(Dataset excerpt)

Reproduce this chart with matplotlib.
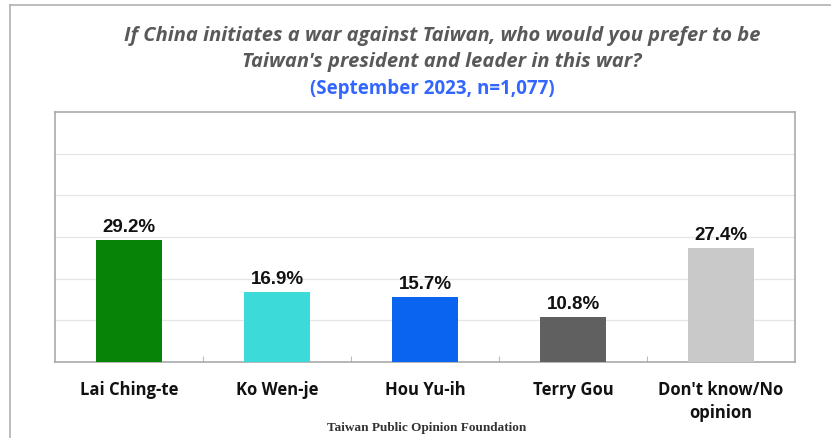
import numpy as np
import matplotlib.pyplot as plt
from matplotlib.lines import Line2D

categories = ["Lai Ching-te", "Ko Wen-je", "Hou Yu-ih", "Terry Gou", "Don't know/No\nopinion"]
values = [29.2, 16.9, 15.7, 10.8, 27.4]
colors = ["#078407", "#3DDADA", "#0A64F0", "#606060", "#C9C9C9"]

W, H = 831, 439
fig = plt.figure(figsize=(W / 100, H / 100), dpi=100)

# plot area in pixel coords: left 55, right 795, top 113, bottom 363
ax = fig.add_axes([55 / W, 1 - 363 / H, 740 / W, 250 / H])
x = np.arange(len(categories))
ax.bar(x, values, width=0.44, color=colors, zorder=3)
ax.set_xlim(-0.5, len(categories) - 0.5)
ax.set_ylim(0, 60)
ax.set_yticks(np.arange(10, 60, 10))
ax.yaxis.grid(True, color="#E6E6E6", linewidth=0.9, zorder=0)
ax.tick_params(axis="y", left=False, labelleft=False)
ax.set_xticks(np.arange(0.5, len(categories) - 1, 1.0))
ax.tick_params(axis="x", direction="in", length=4, color="#BBBBBB", labelbottom=False)
for s in ax.spines.values():
    s.set_color("#AAAAAA")
    s.set_linewidth(1.2)

for xi, v in zip(x, values):
    ax.text(xi, v + 1.2, f"{v:.1f}%", ha="center", va="bottom",
            fontsize=13.5, fontweight="bold", family="Liberation Sans", color="#111111")

for xi, c in zip(x, categories):
    ax.text(xi, -4.4, c, ha="center", va="top", fontsize=12, fontweight="bold",
            family="Open Sans", color="#111111", linespacing=1.35)

# titles
title_kw = dict(ha="center", va="center", fontsize=14.5, style="italic",
                fontweight="bold", family="Open Sans", color="#595959")
fig.text(442 / W, 1 - 36 / H,
         "If China initiates a war against Taiwan, who would you prefer to be", **title_kw)
fig.text(442 / W, 1 - 62 / H, "Taiwan's president and leader in this war?", **title_kw)
fig.text(432 / W, 1 - 89 / H, "(September 2023, n=1,077)",
         ha="center", va="center", fontsize=13.5, fontweight="bold",
         family="Open Sans", color="#3366FF")

fig.text(427 / W, 1 - 428 / H, "Taiwan Public Opinion Foundation", ha="center", va="center",
         fontsize=9.5, fontweight="bold", family="Liberation Serif", color="#333333")

# outer frame (top and left edges)
fig.add_artist(Line2D([10 / W, 1], [1 - 6 / H, 1 - 6 / H], color="#B0B0B0", linewidth=1.2))
fig.add_artist(Line2D([10 / W, 10 / W], [0, 1 - 6 / H], color="#B0B0B0", linewidth=1.2))

fig.savefig("out.png", dpi=100)
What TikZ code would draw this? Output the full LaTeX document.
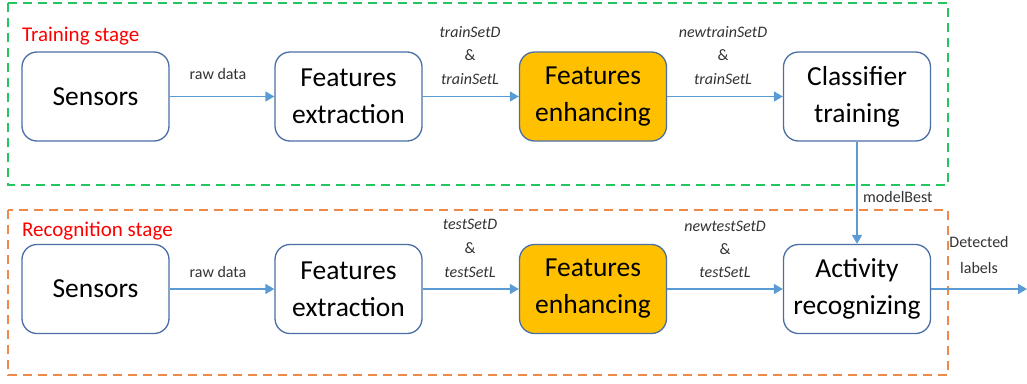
\documentclass[tikz,border=0pt]{standalone}
\usepackage{fontspec}
\setmainfont{Carlito}
\usetikzlibrary{arrows.meta}
\definecolor{boxline}{HTML}{4A6FA5}
\definecolor{arrowc}{HTML}{5B9BD5}
\definecolor{enh}{HTML}{FFC000}
\definecolor{grn}{HTML}{22C55E}
\definecolor{orn}{HTML}{F0884A}
\tikzset{
  procbox/.style={draw=boxline, line width=1.3pt, rounded corners=15pt, fill=white,
    minimum width=147pt, minimum height=89pt, align=center, font=\fontsize{27.5}{37}\selectfont, inner sep=0pt},
  enhbox/.style={procbox, fill=enh},
  flow/.style={draw=arrowc, line width=1.6pt, -{Triangle[length=9pt,width=10pt]}},
  lbl/.style={font=\fontsize{16}{18}\selectfont, text=black!80, inner sep=0pt},
  ilbl/.style={font=\fontsize{16}{18}\selectfont\itshape, text=black!80, inner sep=0pt},
  stagebox/.style={dashed, line width=1.6pt, dash pattern=on 9pt off 6pt},
  stagelbl/.style={font=\fontsize{21}{24}\selectfont, text=red, anchor=west, inner sep=0pt}
}
\begin{document}
\begin{tikzpicture}[x=1pt,y=-1pt]
\useasboundingbox (0,0) rectangle (1027,383);
\draw[stagebox, draw=grn] (8,3) rectangle (948,185);
\draw[stagebox, draw=orn] (8,210) rectangle (948,375);
\node[stagelbl] (tl) at (22,36) {Training stage};
\node[stagelbl] (rl) at (22,231) {Recognition stage};
% top row
\node[procbox] (s1) at (95.5,96.5) {Sensors};
\node[procbox] (f1) at (348.5,96.5) {Features\\extraction};
\node[enhbox] (e1) at (593,96.5) {Features\\enhancing};
\node[procbox] (c1) at (857,96.5) {Classifier\\training};
% bottom row
\node[procbox] (s2) at (95.5,289) {Sensors};
\node[procbox] (f2) at (348.5,289) {Features\\extraction};
\node[enhbox] (e2) at (593,289) {Features\\enhancing};
\node[procbox] (a2) at (857,289) {Activity\\recognizing};
\coordinate (out) at (1027,289);
% arrows
\draw[flow] (s1) -- (f1);
\draw[flow] (f1) -- (e1);
\draw[flow] (e1) -- (c1);
\draw[flow] (c1) -- (a2);
\draw[flow] (s2) -- (f2);
\draw[flow] (f2) -- (e2);
\draw[flow] (e2) -- (a2);
\draw[flow] (a2) -- (out);
% labels
\node[lbl] (l1) at (218,74) {raw data};
\node[ilbl] (l2a) at (470,32) {trainSetD};
\node[lbl] (l2b) at (470,55) {\&};
\node[ilbl] (l2c) at (470,79) {trainSetL};
\node[ilbl] (l3a) at (723,32) {newtrainSetD};
\node[lbl] (l3b) at (723,55) {\&};
\node[ilbl] (l3c) at (723,79) {trainSetL};
\node[lbl, anchor=west] (lm) at (863,197) {modelBest};
\node[lbl] (l4) at (218,272) {raw data};
\node[ilbl] (l5a) at (470,224) {testSetD};
\node[lbl] (l5b) at (470,248) {\&};
\node[ilbl] (l5c) at (470,272) {testSetL};
\node[ilbl] (l6a) at (725,226) {newtestSetD};
\node[lbl] (l6b) at (725,249) {\&};
\node[ilbl] (l6c) at (725,272) {testSetL};
\node[lbl] (ld1) at (979,242) {Detected};
\node[lbl] (ld2) at (979,268) {labels};
\end{tikzpicture}
\end{document}
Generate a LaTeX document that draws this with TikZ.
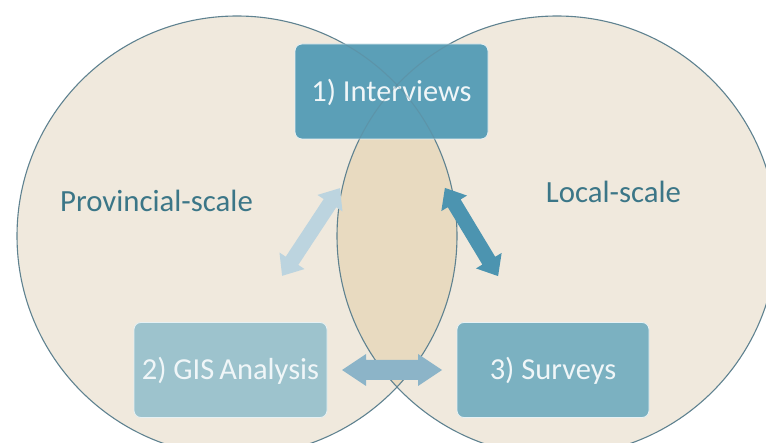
\documentclass[tikz,border=0pt]{standalone}
\usepackage{fontspec}
\setmainfont{Carlito}
\definecolor{cream}{HTML}{F0E9DD}
\definecolor{lensc}{HTML}{E8DAC0}
\definecolor{outl}{HTML}{5F8290}
\definecolor{boxa}{HTML}{5B9FB7}
\definecolor{boxb}{HTML}{9DC3CD}
\definecolor{boxc}{HTML}{7BB1C1}
\definecolor{boxtxt}{HTML}{F0F6F8}
\definecolor{lbl}{HTML}{3B7687}
\definecolor{arrl}{HTML}{BCD4DF}
\definecolor{arrr}{HTML}{4C94B0}
\definecolor{arrh}{HTML}{8CB4C8}
\tikzset{
  stagebox/.style={rounded corners=7pt, draw=white!85!boxa, line width=0.8pt,
    minimum width=193pt, minimum height=95pt, inner sep=0pt,
    text=boxtxt, font=\fontsize{30.5}{33}\selectfont, text height=19.5pt, text depth=0pt},
  scalelbl/.style={text=lbl, font=\fontsize{30.8}{33}\selectfont, anchor=base, inner sep=0pt},
  circline/.style={draw=outl, line width=1.1pt},
}
% double block arrow: #1 length, #2 shaft half, #3 head half, #4 head length
\newcommand{\dblarrowpath}[4]{%
  (-#1/2,0) -- (-#1/2+#4,#3) -- (-#1/2+#4,#2) -- (#1/2-#4,#2) -- (#1/2-#4,#3) -- (#1/2,0)
  -- (#1/2-#4,-#3) -- (#1/2-#4,-#2) -- (-#1/2+#4,-#2) -- (-#1/2+#4,-#3) -- cycle}
\begin{document}
\begin{tikzpicture}[x=1pt,y=-1pt]
\useasboundingbox (0,0) rectangle (766,443);
\begin{scope}
\clip (0,0) rectangle (766,443);
\fill[cream] (237,236) circle (220);
\fill[cream] (557,236) circle (220);
\begin{scope}
\clip (237,236) circle (220);
\fill[lensc] (557,236) circle (220);
\end{scope}
\draw[circline] (237,236) circle (220);
\draw[circline] (557,236) circle (220);
\end{scope}

% arrows
\begin{scope}[shift={(311,232)}, rotate=56.6]
\fill[arrl] \dblarrowpath{105}{7.5}{15}{18};
\end{scope}
\begin{scope}[shift={(471.5,232)}, rotate=-58.9]
\fill[arrr] \dblarrowpath{103}{7.5}{15}{18};
\end{scope}
\begin{scope}[shift={(392,370)}]
\fill[arrh] \dblarrowpath{100}{10}{16}{24};
\end{scope}

% boxes
\node[stagebox, fill=boxa] (interviews) at (391.5,91.5) {1) Interviews};
\node[stagebox, fill=boxb] (gis) at (230.5,370) {2) GIS\,Analysis};
\node[stagebox, fill=boxc, minimum width=192pt] (surveys) at (553,370) {3) Surveys};

\begin{scope}
\clip (interviews.south west) rectangle (interviews.north east);
\draw[circline, opacity=0.35] (237,236) circle (220);
\draw[circline, opacity=0.35] (557,236) circle (220);
\end{scope}

\node[scalelbl] (prov) at (156.5,212) {Provincial-scale};
\node[scalelbl] (local) at (613.5,203) {Local-scale};
\end{tikzpicture}
\end{document}
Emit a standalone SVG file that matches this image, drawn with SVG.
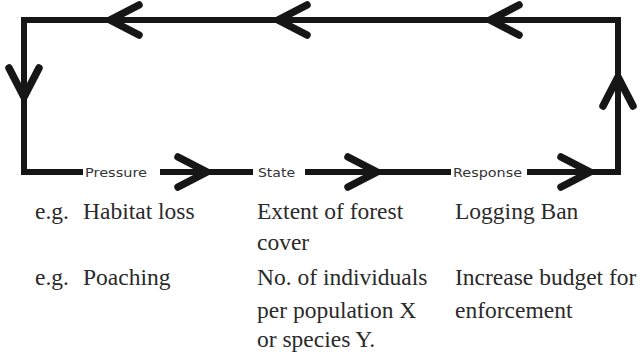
<svg xmlns="http://www.w3.org/2000/svg" xmlns:xlink="http://www.w3.org/1999/xlink" width="641" height="357" viewBox="0 0 641 357">
<style>
.line{fill:none;stroke:#161616;stroke-width:6;stroke-linejoin:miter}
.chev{fill:none;stroke:#161616;stroke-width:7.5;stroke-linecap:round;stroke-linejoin:round}
.lbl{font-family:"DejaVu Sans","Liberation Sans",sans-serif;font-size:12.5px;fill:#333}
.ex{font-family:"Liberation Serif","Times New Roman",serif;font-size:23.5px;fill:#2a2a2a}
</style>
<defs>
<path id="chev" class="chev" d="M-29,-15 L0,0 L-29,15"/>
</defs>
<rect width="641" height="357" fill="#ffffff"/>
<g id="connectors">
<path class="line" d="M83,172 H24 V20 H618 V172 H527"/>
<path class="line" d="M160,172 H253"/>
<path class="line" d="M305,172 H451"/>
<use xlink:href="#chev" transform="translate(110,20) rotate(180)"/>
<use xlink:href="#chev" transform="translate(278,20) rotate(180)"/>
<use xlink:href="#chev" transform="translate(490,20) rotate(180)"/>
<use xlink:href="#chev" transform="translate(24,97) rotate(90)"/>
<use xlink:href="#chev" transform="translate(618,77) rotate(-90)"/>
<use xlink:href="#chev" transform="translate(207,172)"/>
<use xlink:href="#chev" transform="translate(377,172)"/>
<use xlink:href="#chev" transform="translate(590,172)"/>
</g>
<g id="pressure">
<text class="lbl" x="85" y="177" textLength="62" lengthAdjust="spacingAndGlyphs">Pressure</text>
<text class="ex" x="35" y="219">e.g.</text>
<text class="ex" x="83" y="219">Habitat loss</text>
<text class="ex" x="35" y="285">e.g.</text>
<text class="ex" x="83" y="285">Poaching</text>
</g>
<g id="state">
<text class="lbl" x="258" y="177" textLength="37" lengthAdjust="spacingAndGlyphs">State</text>
<text class="ex" x="257" y="219">Extent of forest</text>
<text class="ex" x="257" y="250">cover</text>
<text class="ex" x="257" y="285">No. of individuals</text>
<text class="ex" x="257" y="318">per population X</text>
<text class="ex" x="257" y="347">or species Y.</text>
</g>
<g id="response">
<text class="lbl" x="453" y="177" textLength="69" lengthAdjust="spacingAndGlyphs">Response</text>
<text class="ex" x="455" y="219">Logging Ban</text>
<text class="ex" x="455" y="285">Increase budget for</text>
<text class="ex" x="455" y="318">enforcement</text>
</g>
</svg>
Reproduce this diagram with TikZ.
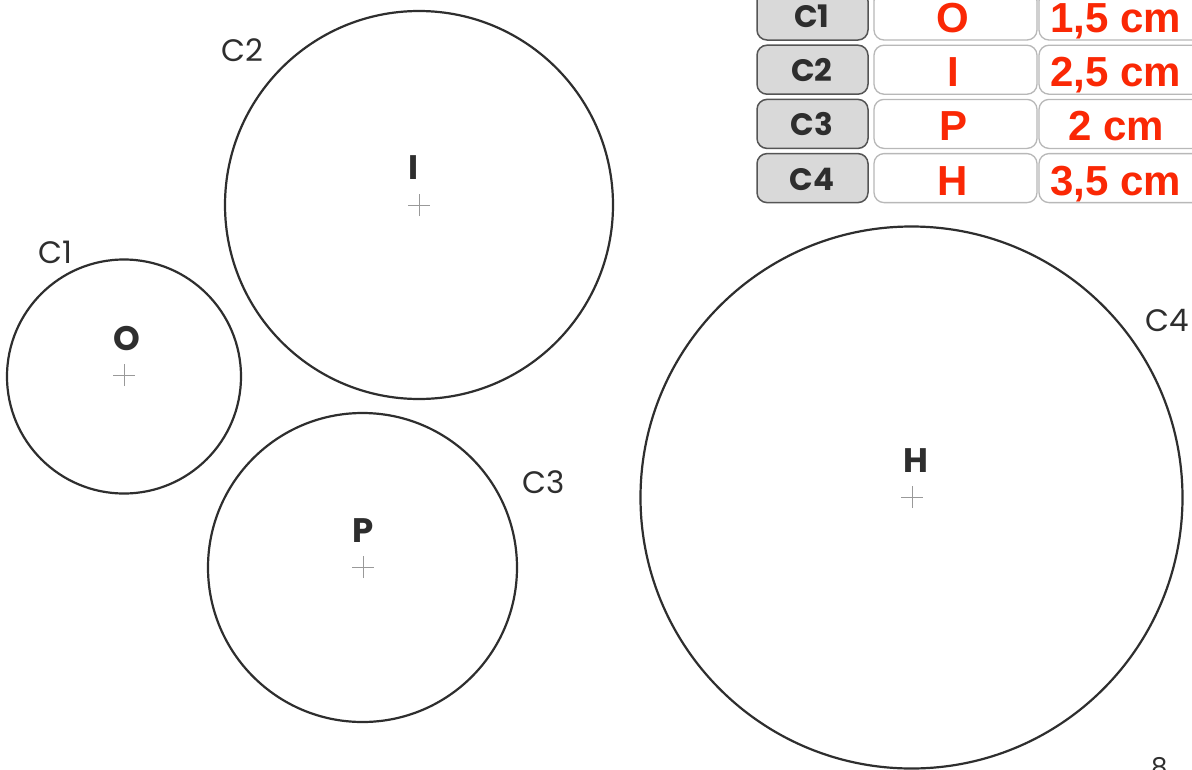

Problem details: Only the lines from the start of the material through the line containing "fig = plt.figure(figsize=(W" should be transcribed. Pictures stay out.

Correct result:
Reproduce this chart with matplotlib.
import numpy as np
import matplotlib.pyplot as plt
from matplotlib.lines import Line2D

categories = ["Lai Ching-te", "Ko Wen-je", "Hou Yu-ih", "Terry Gou", "Don't know/No\nopinion"]
values = [29.2, 16.9, 15.7, 10.8, 27.4]
colors = ["#078407", "#3DDADA", "#0A64F0", "#606060", "#C9C9C9"]

W, H = 831, 439
fig = plt.figure(figsize=(W / 100, H / 100), dpi=100)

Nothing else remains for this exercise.